China-based hackers recently compromised the emails of the U.S. commerce secretary, the U.S. ambassador to China and other senior diplomats — even amid an effort by the Biden administration to thaw frosty relations with Beijing.

 

“Over the years we have been concerned about its espionage program,” said a senior U.S. official. “But China is [also] developing cyberattack capabilities that could be used to disrupt critical services in the U.S. and key Asian allies and shape decision-making in a crisis or conflict.”

 

In the face of this aggression, Japan has stepped up, moving beyond the traditional “shield and spear” arrangement in which Tokyo focuses on the country’s self-defense, while Washington provides capabilities that support regional security, including the nuclear umbrella that protects Japan and South Korea. Japan is developing a counterstrike capability that can reach targets in mainland China. It is buying U.S. Tomahawk cruise missiles. And it is permitting the U.S. Marine Corps to place a new advanced regiment in remote islands southwest of Okinawa, a location that, along with the northernmost islands of the Philippines, allows the U.S. military proximity to Taiwan should a conflict with China erupt.

 

“Japan and the United States are currently facing the most challenging and complex security environment in recent history,” Prime Minister Fumio Kishida said at a news conference with President Biden in Washington in January.
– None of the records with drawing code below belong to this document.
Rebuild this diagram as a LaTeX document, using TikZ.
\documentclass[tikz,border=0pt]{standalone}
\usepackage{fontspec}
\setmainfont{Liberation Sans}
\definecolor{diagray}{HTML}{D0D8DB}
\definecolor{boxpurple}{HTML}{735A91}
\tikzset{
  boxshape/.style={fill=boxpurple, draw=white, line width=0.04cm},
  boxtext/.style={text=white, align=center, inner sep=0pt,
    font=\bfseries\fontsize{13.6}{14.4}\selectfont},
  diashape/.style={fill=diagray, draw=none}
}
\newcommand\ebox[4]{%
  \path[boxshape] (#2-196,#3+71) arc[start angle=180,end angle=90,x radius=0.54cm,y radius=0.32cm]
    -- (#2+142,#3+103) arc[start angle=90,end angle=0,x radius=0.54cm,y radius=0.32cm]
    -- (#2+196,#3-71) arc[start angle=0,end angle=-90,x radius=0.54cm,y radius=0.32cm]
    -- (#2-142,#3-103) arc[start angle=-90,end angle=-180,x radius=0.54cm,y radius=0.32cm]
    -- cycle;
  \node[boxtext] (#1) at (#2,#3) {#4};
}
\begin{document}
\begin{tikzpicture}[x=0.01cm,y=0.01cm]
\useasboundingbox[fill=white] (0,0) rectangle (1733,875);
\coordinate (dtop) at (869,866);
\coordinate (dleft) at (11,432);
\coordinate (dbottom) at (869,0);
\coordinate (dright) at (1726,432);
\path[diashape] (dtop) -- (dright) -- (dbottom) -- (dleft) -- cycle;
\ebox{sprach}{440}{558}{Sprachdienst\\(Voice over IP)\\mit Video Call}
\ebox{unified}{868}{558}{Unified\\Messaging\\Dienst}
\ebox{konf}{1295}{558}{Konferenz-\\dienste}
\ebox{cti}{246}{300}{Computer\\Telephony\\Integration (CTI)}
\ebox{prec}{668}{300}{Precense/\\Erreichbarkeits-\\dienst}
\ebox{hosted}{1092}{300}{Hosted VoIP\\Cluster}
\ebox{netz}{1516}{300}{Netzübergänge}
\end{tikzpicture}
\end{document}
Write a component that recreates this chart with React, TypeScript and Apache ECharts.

He noted Japan’s new national security strategy boosting its defense budget and capabilities. “This new policy,” he said, “will be beneficial for the deterrence capabilities and response capabilities of the alliance as well.”

 

U.S. Defense Secretary Lloyd Austin has indicated to Tokyo that enhanced data-sharing to enable advanced military operations could be slowed if Japan’s networks are not better secured.

 

“We see tremendous investment and effort from the Japanese in this area,” said a senior U.S. defense official. But work remains to be done. “The department feels strongly about the importance of cybersecurity to our ability to conduct combined military operations, which are at the core of the U.S.-Japan alliance.”